То же самое можно было сказать и в отношении США: молодая деловитая страна, обезопасившая себя пространством двух океанов от мировых катаклизмов и еще более разбогатевшая в результате двух мировых войн, на фоне безмерных исторических бедствий России выглядела как общество, лишь гладившее и менявшее свои рубашки, галстуки и автомобили… Пример А. А. Ахматовой здесь не случаен: это не единственный факт, свидетельствующий о влиянии самосознания наследницы серебряного века русской культуры и создательницы «Реквиема» с коллективным «мы» советского народа: как известно, то же «мы» не раз звучало в ее стихах, написанных в грозные моменты истории. В целом родовое и социальное «мы», основанное на живом чувстве сопричастности судьбе страны, на ясном осознании неразрывности истории и культуры России и СССР (при естественном превалировании ближней коллективной памяти над дальней), являлось доминирующей чертой настроений многонационального общества, определяя его внутреннее психологическое и духовное единство. Приятие новой истории своей страны во всем сплаве ее героики и трагичности, сходное с тем приятием истории России, что выразил в свое время Пушкин — «такой, какой нам ее Бог дал», — было свойственно в это время и подавляющему большинству интеллигенции.

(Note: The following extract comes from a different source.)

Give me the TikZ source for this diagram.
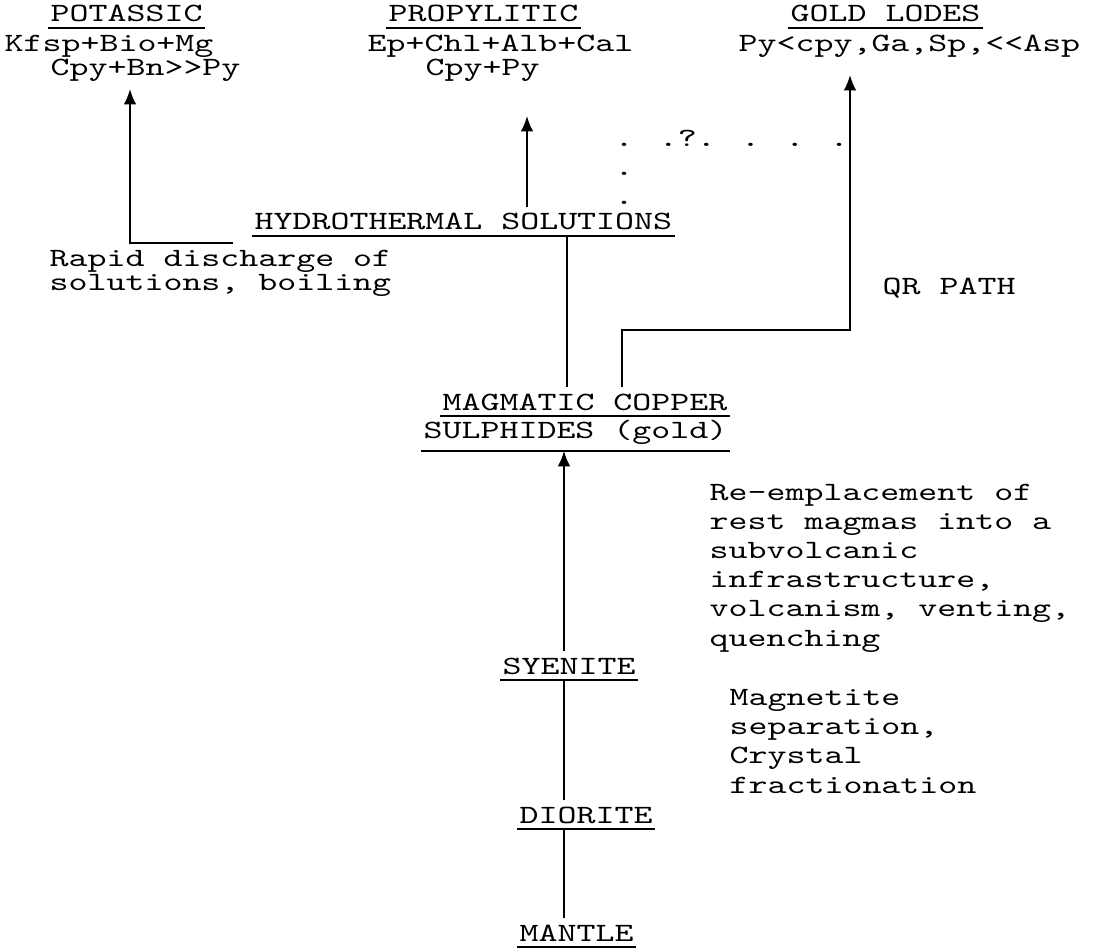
\documentclass[tikz,border=0pt]{standalone}
\usepackage{fontspec}
\usetikzlibrary{arrows.meta}
\newfontfamily\typew[FakeStretch=1.37]{lmmono10-regular.otf}

\begin{document}
\begin{tikzpicture}[x=0.01cm,y=-0.01cm,line width=0.55pt,
    every node/.style={font=\typew\fontsize{7.5}{7.1}\selectfont,inner xsep=0.5pt,inner ysep=1.5pt,anchor=base west},
    head/.style={text depth=0pt,append after command={(\tikzlastnode.south west) edge (\tikzlastnode.south east)}},
    wide/.style={align=left,font=\typew\fontsize{7.5}{8.3}\selectfont},
    feed/.style={-{Latex[length=4.4pt,width=3.6pt]}}]
  \useasboundingbox (0,0) rectangle (1097,949);
  % alteration types
  \node[head] (pot) at (48,22) {POTASSIC};
  \node (pot1) at (2,52) {Kfsp+Bio+Mg};
  \node (pot2) at (48,76) {Cpy+Bn>>Py};
  \node[head] (prop) at (386,22) {PROPYLITIC};
  \node (prop1) at (365,52) {Ep+Chl+Alb+Cal};
  \node (prop2) at (423,76) {Cpy+Py};
  \node[head] (gold) at (788,22) {GOLD LODES};
  \node (gold1) at (736,52) {Py<cpy,Ga,Sp,<<Asp};
  % multi-line nodes sit on the baseline of their last line
  \node[wide] (query) at (612,205) {. .?. . . .\\.\\.};
  % solutions
  \node[head] (hydro) at (252,230) {HYDROTHERMAL SOLUTIONS};
  \node[align=left] (rapid) at (47,291) {Rapid discharge of\\solutions, boiling};
  \node (qr) at (880,295) {QR PATH};
  % magmatic column
  \node[head] (magm) at (440,410) {MAGMATIC COPPER};
  \node[head,text depth=1.6pt] (sulph) at (421,439) {SULPHIDES (gold)};
  \node[wide] (empl) at (707,646) {Re-emplacement of\\rest magmas into a\\subvolcanic\\infrastructure,\\volcanism, venting,\\quenching};
  \node[head] (syen) at (500,674) {SYENITE};
  \node[wide] (sep) at (727,793) {Magnetite\\separation,\\Crystal\\fractionation};
  \node[head] (dior) at (517,823) {DIORITE};
  \node[head] (mant) at (517,941) {MANTLE};
  % connectors
  \coordinate (potfoot) at (233,243);
  \coordinate (pottip) at (130,89);
  \coordinate (proptip) at (527,116);
  \coordinate (axis) at (567,0);
  \coordinate (qrfoot) at (622,0);
  \coordinate (qrbend) at (850,330);
  \coordinate (goldtip) at (850,75);
  \coordinate (stem) at (564,0);
  \draw[feed] (potfoot) -| (pottip);
  \draw[feed] (hydro.north -| proptip) -- (proptip);
  \draw (hydro.south -| axis) -- (magm.north -| axis);
  \draw[feed] (magm.north -| qrfoot) |- (qrbend) -- (goldtip);
  \draw[feed] (syen.north -| stem) -- (sulph.south -| stem);
  \draw (dior.north -| stem) -- (syen.south -| stem);
  \draw (mant.north -| stem) -- (dior.south -| stem);
\end{tikzpicture}
\end{document}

Однако именно советские «шестидесятые годы» можно считать началом процессов радикального (эмоционального и одновременно прагматического по своему характеру) переосмысления советской истории, с исключением из нее «Бога», т. е. исторической судьбы, провидения или высшей объективной закономерности, имеющей нравственные основания. Скептические, а затем нигилистические (манихейские) настроения в среде интеллигенции постепенно привели к тому, что в истории Советского Союза перестали видеть выражение не только конкретных социально-политических, но и культурно-психологических (ментальных) и метафизических факторов, т. е., в конечном счете, той «своей правды коммунизма», о которой писал даже Бердяев {88}
. Эти веяния были связаны с пересмотром опыта революционного и постреволюционного поколений русской интеллигенции и основывались прежде всего на актуализации дальней исторической памяти, на противопоставлении Старой (весьма идеализировавшейся) России — Новой.Возникновение и распространение подобных представлений можно рассматривать как реакцию на общее экономическое отставание и закрытость советского общества, на длительное отторжение коммунистической идеологией всего многообразного богатства дореволюционной русской культуры (не говоря уже об истории). Наряду с этим раздражало население жесткое, с отсутствием внятной аргументации, преследование властями любой формы инакомыслия, что закономерно (в точном соответствии с известными законами психологии) переводило эти настроения в чрезвычайно привлекательную сферу «запретного плода» или социального табу, ассоциировавшегося со скрываемой от народа Правдой. Результатом этого явился повышенный интерес и сочувствие не только к отторгавшимся, «гонимым за Правду» фигурам (среди которых на первый план вышел Солженицын), но ко всякого рода негативно-оценочной, «разоблачительной» информации об СССР, имевшей хождение в неофициальных источниках (прежде всего в западных «радиоголосах»), и снижение порога критичности в ее восприятии. Напомним, что этот порог, в силу легковерия, присущего русскому национальному характеру, весьма подвижен. Забегая вперед, скажем, что огромная роль подобного рода информации и манипулирования ею в процессе разрушения (саморазрушения) советской системы ценностей и советской картины мира с впечатляющей и беспрецедентной силой проявилась в годы перестройки и гласности. В связи с этим есть, как представляется, глубокий смысл в суждении одного из современных исследователей данной проблемы: «Главным оружием, с помощью которого были подорваны основы советского строя, явилась “правда о прошлом”» {89}
. Условное, закавыченное употребление понятия «правда о прошлом» подчеркивает, что в данном случае речь идет об одностороннем, тенденциозном характере информации (не только прямой, но и облеченной в. художественную форму).